GIVEN REQUEST:
Write out the records below from the first line through the line containing "Chart.defaults.animation = false;", leaving out any pictures.

RECORDS SHOWN:
----

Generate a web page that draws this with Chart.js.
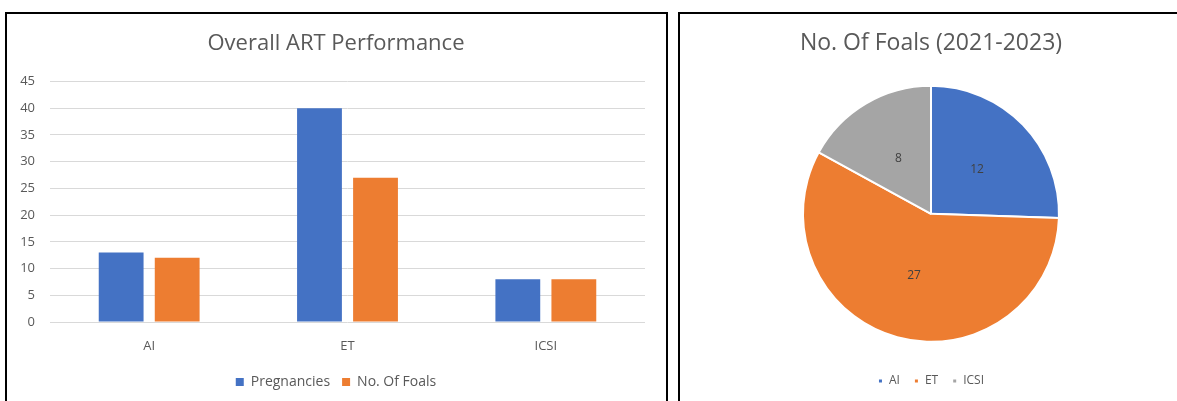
<!DOCTYPE html>
<html>
<head>
<meta charset="utf-8">
<script src="https://cdn.jsdelivr.net/npm/chart.js@4"></script>
<style>
  html, body { margin: 0; padding: 0; background: #fff; overflow: hidden; }
  body { width: 1177px; height: 401px; position: relative; }
  .panel { position: absolute; border: 2px solid #000; border-bottom: none; box-sizing: border-box; }
  #leftPanel { left: 5px; top: 12px; width: 663px; height: 400px; }
  #rightPanel { left: 678px; top: 12px; width: 510px; height: 400px; }
  #barWrap { position: absolute; left: 7px; top: 14px; width: 658px; height: 387px; }
  #pieWrap { position: absolute; left: 681px; top: 14px; width: 496px; height: 400px; }
</style>
</head>
<body>
<div class="panel" id="leftPanel"></div>
<div class="panel" id="rightPanel"></div>
<div id="barWrap"><canvas id="barChart"></canvas></div>
<div id="pieWrap"><canvas id="pieChart"></canvas></div>
<script>
// ART results per technique
var categories = ["AI", "ET", "ICSI"];
var pregnancies = [13, 40, 8];
var foals = [12, 27, 8];
var yTicks = [0, 5, 10, 15, 20, 25, 30, 35, 40, 45];

var BLUE = "#4472C4";
var ORANGE = "#ED7D31";
var GREY = "#A5A5A5";
var TEXT = "#595959";
var FONT = "'Open Sans', sans-serif";

Chart.defaults.font.family = FONT;
Chart.defaults.color = TEXT;
Chart.defaults.animation = false;

new Chart(document.getElementById("barChart"), {
  type: "bar",
  data: {
    labels: categories,
    datasets: [
      { label: "Pregnancies", data: pregnancies, backgroundColor: BLUE },
      { label: "No. Of Foals", data: foals, backgroundColor: ORANGE }
    ]
  },
  options: {
    responsive: true,
    maintainAspectRatio: false,
    categoryPercentage: 0.565,
    barPercentage: 0.8,
    layout: { padding: { left: 0, right: 0, top: 0, bottom: 2 } },
    plugins: {
      title: {
        display: true,
        text: "Overall ART Performance",
        color: TEXT,
        font: { size: 22, weight: "normal" },
        padding: { top: 17, bottom: 24 }
      },
      legend: {
        position: "bottom",
        labels: { boxWidth: 8, boxHeight: 8, padding: 12, font: { size: 14 }, color: TEXT }
      },
      tooltip: { enabled: false }
    },
    scales: {
      x: {
        grid: { display: false },
        border: { display: false },
        ticks: { padding: 8, font: { size: 13 }, color: TEXT },
        afterFit: function (scale) { scale.height = 41; }
      },
      y: {
        min: 0,
        max: 45,
        afterBuildTicks: function (scale) {
          scale.ticks = yTicks.map(function (v) { return { value: v }; });
        },
        grid: { color: "#D9D9D9", drawTicks: false },
        border: { display: false },
        ticks: { padding: 15, font: { size: 13 }, color: TEXT },
        afterFit: function (scale) { scale.width = 43; }
      },
      // empty right-hand axis, keeps a margin after the plot without
      // pulling the title and legend off centre
      gap: {
        position: "right",
        grid: { display: false },
        border: { display: false },
        ticks: { display: false },
        afterFit: function (scale) { scale.width = 20; }
      }
    }
  }
});

// value labels in the middle of each slice
var sliceLabels = {
  id: "sliceLabels",
  afterDatasetsDraw: function (chart) {
    var ctx = chart.ctx;
    var meta = chart.getDatasetMeta(0);
    ctx.save();
    ctx.font = "12px " + FONT;
    ctx.fillStyle = "#404040";
    ctx.textAlign = "center";
    ctx.textBaseline = "middle";
    meta.data.forEach(function (arc, i) {
      var p = arc.tooltipPosition();
      ctx.fillText(String(chart.data.datasets[0].data[i]), p.x, p.y);
    });
    ctx.restore();
  }
};

new Chart(document.getElementById("pieChart"), {
  type: "pie",
  data: {
    labels: categories,
    datasets: [{
      data: foals,
      backgroundColor: [BLUE, ORANGE, GREY],
      borderColor: "#fff",
      borderWidth: 2,
      radius: 128
    }]
  },
  options: {
    responsive: true,
    maintainAspectRatio: false,
    layout: { padding: { left: 4, right: 0, top: 0, bottom: 17 } },
    plugins: {
      title: {
        display: true,
        text: "No. Of Foals (2021-2023)",
        color: TEXT,
        font: { size: 23, weight: "normal" },
        padding: { top: 16, bottom: 9 }
      },
      legend: {
        position: "bottom",
        labels: { boxWidth: 5, boxHeight: 5, padding: 14, font: { size: 12 }, color: TEXT }
      },
      tooltip: { enabled: false }
    }
  },
  plugins: [sliceLabels]
});
</script>
</body>
</html>
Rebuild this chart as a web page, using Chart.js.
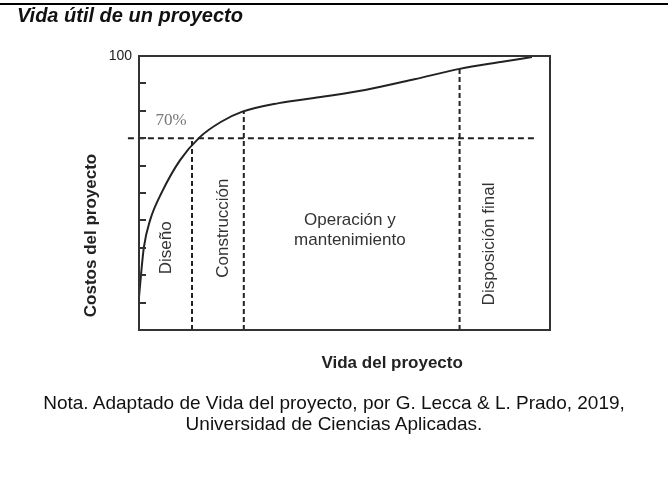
<!DOCTYPE html>
<html>
<head>
<meta charset="utf-8">
<script src="https://cdn.jsdelivr.net/npm/chart.js@4.4.1/dist/chart.umd.min.js"></script>
<style>
  html, body { margin: 0; padding: 0; background: #fff; }
  body { width: 668px; height: 502px; position: relative; overflow: hidden; font-family: "Liberation Sans", Arial, sans-serif; }
  .rule { position: absolute; left: 0; top: 3px; width: 668px; height: 2px; background: #000; }
  .title { position: absolute; left: 17px; top: 4px; font-size: 20px; font-weight: bold; font-style: italic; color: #111; }
  .wrap { position: absolute; left: 0; top: 0; width: 668px; height: 502px; }
  .note { position: absolute; left: 0; width: 668px; top: 392px; text-align: center; font-size: 19px; line-height: 21px; color: #111; }
</style>
</head>
<body>
<div class="wrap"><canvas id="chart" width="668" height="502"></canvas></div>
<div class="rule"></div>
<div class="title">Vida útil de un proyecto</div>
<div class="note">Nota. Adaptado de Vida del proyecto, por G. Lecca &amp; L. Prado, 2019,<br>Universidad de Ciencias Aplicadas.</div>
<script>
// cost curve, % of total cost over project life (x: 0..100)
const lifeX = [0, 0.5, 1.2, 2.7, 5.6, 10, 14.8, 20, 25, 34, 45, 55, 67, 78, 88, 95.6];
const costY = [12, 20.4, 30.3, 40.1, 50.4, 62, 70.4, 76, 79.6, 82.8, 85.2, 87.6, 91.5, 95.3, 97.8, 99.6];

// phase limits and the 70% reference
const phaseX = [12.9, 25.5, 78];
const phaseTop = [70, 80, 95.4];
const refY = 70;
const refFrom = -2.7;
const refTo = 97;

const yTicks = [0, 10, 20, 30, 40, 50, 60, 70, 80, 90, 100];

const phaseLabels = ["Diseño", "Construcción", "Operación y\nmantenimiento", "Disposición final"];
const labelX = [6.6, 20.4, 51.3, 85.2];
const labelY = [30, 37.2, 36.5, 31.4];
const labelRotated = [true, true, false, true];

const xTitle = "Vida del proyecto";
const yTitle = "Costos del proyecto";

const ink = "#222";
const sans = "'Liberation Sans', Arial, sans-serif";

const datasets = [{
  data: lifeX.map((x, i) => ({ x: x, y: costY[i] })),
  borderColor: ink,
  borderWidth: 2,
  pointRadius: 0,
  cubicInterpolationMode: "monotone",
  fill: false
}, {
  data: [{ x: refFrom, y: refY }, { x: refTo, y: refY }],
  borderColor: ink,
  borderWidth: 2,
  borderDash: [6, 4],
  pointRadius: 0,
  clip: false
}];
phaseX.forEach((x, i) => {
  datasets.push({
    data: [{ x: x, y: 0 }, { x: x, y: phaseTop[i] }],
    borderColor: ink,
    borderWidth: 2,
    borderDash: [5, 3],
    pointRadius: 0
  });
});

// frame, inner ticks, axis titles and the phase texts
const decor = {
  id: "decor",
  afterDatasetsDraw(chart) {
    const { ctx, chartArea: a, scales: { x, y } } = chart;
    ctx.save();
    ctx.strokeStyle = "#333";
    ctx.lineWidth = 2;
    ctx.strokeRect(a.left, a.top, a.right - a.left, a.bottom - a.top);
    ctx.beginPath();
    yTicks.forEach(v => {
      const py = Math.round(y.getPixelForValue(v));
      ctx.moveTo(a.left, py);
      ctx.lineTo(a.left + 7, py);
    });
    ctx.stroke();

    ctx.fillStyle = "#333";
    ctx.font = "17px " + sans;
    ctx.textAlign = "center";
    ctx.textBaseline = "middle";
    phaseLabels.forEach((t, i) => {
      const px = x.getPixelForValue(labelX[i]);
      const py = y.getPixelForValue(labelY[i]);
      const lines = t.split("\n");
      ctx.save();
      ctx.translate(px, py);
      if (labelRotated[i]) ctx.rotate(-Math.PI / 2);
      lines.forEach((l, k) => ctx.fillText(l, 0, (k - (lines.length - 1) / 2) * 20));
      ctx.restore();
    });

    ctx.fillStyle = "#222";
    ctx.font = "bold 17px " + sans;
    ctx.fillText(xTitle, x.getPixelForValue(61.6), a.bottom + 33);
    ctx.save();
    ctx.translate(a.left - 48, y.getPixelForValue(34.5));
    ctx.rotate(-Math.PI / 2);
    ctx.fillText(yTitle, 0, 0);
    ctx.restore();

    ctx.fillStyle = "#777";
    ctx.font = "17px 'Liberation Serif', 'Times New Roman', serif";
    ctx.textAlign = "left";
    ctx.fillText("70%", x.getPixelForValue(4), y.getPixelForValue(76.3));
    ctx.restore();
  }
};

new Chart(document.getElementById("chart"), {
  type: "line",
  data: { datasets: datasets },
  options: {
    responsive: false,
    animation: false,
    devicePixelRatio: 1,
    layout: { padding: { top: 56, right: 118, bottom: 127, left: 80 } },
    plugins: { legend: { display: false }, tooltip: { enabled: false } },
    scales: {
      x: {
        type: "linear",
        min: 0,
        max: 100,
        grid: { display: false, drawTicks: false },
        border: { display: false },
        ticks: { display: false },
        afterFit(s) { s.height = 45; }
      },
      y: {
        type: "linear",
        min: 0,
        max: 100,
        afterBuildTicks(s) { s.ticks = yTicks.map(v => ({ value: v })); },
        grid: { display: false, drawTicks: false },
        border: { display: false },
        ticks: {
          color: "#222",
          padding: 7,
          font: { family: sans, size: 14 },
          callback: v => (v === 100 ? "100" : "")
        },
        afterFit(s) { s.width = 59; }
      }
    }
  },
  plugins: [decor]
});
</script>
</body>
</html>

----

SOLUTION BELOW:
Generate a web page that draws this with Chart.js.
<!DOCTYPE html>
<html>
<head>
<meta charset="utf-8">
<script src="https://cdn.jsdelivr.net/npm/chart.js@4"></script>
<style>
  html, body { margin: 0; padding: 0; background: #fff; overflow: hidden; }
  body { width: 1177px; height: 401px; position: relative; }
  .panel { position: absolute; border: 2px solid #000; border-bottom: none; box-sizing: border-box; }
  #leftPanel { left: 5px; top: 12px; width: 663px; height: 400px; }
  #rightPanel { left: 678px; top: 12px; width: 510px; height: 400px; }
  #barWrap { position: absolute; left: 7px; top: 14px; width: 658px; height: 387px; }
  #pieWrap { position: absolute; left: 681px; top: 14px; width: 496px; height: 400px; }
</style>
</head>
<body>
<div class="panel" id="leftPanel"></div>
<div class="panel" id="rightPanel"></div>
<div id="barWrap"><canvas id="barChart"></canvas></div>
<div id="pieWrap"><canvas id="pieChart"></canvas></div>
<script>
// ART results per technique
var categories = ["AI", "ET", "ICSI"];
var pregnancies = [13, 40, 8];
var foals = [12, 27, 8];
var yTicks = [0, 5, 10, 15, 20, 25, 30, 35, 40, 45];

var BLUE = "#4472C4";
var ORANGE = "#ED7D31";
var GREY = "#A5A5A5";
var TEXT = "#595959";
var FONT = "'Open Sans', sans-serif";

Chart.defaults.font.family = FONT;
Chart.defaults.color = TEXT;
Chart.defaults.animation = false;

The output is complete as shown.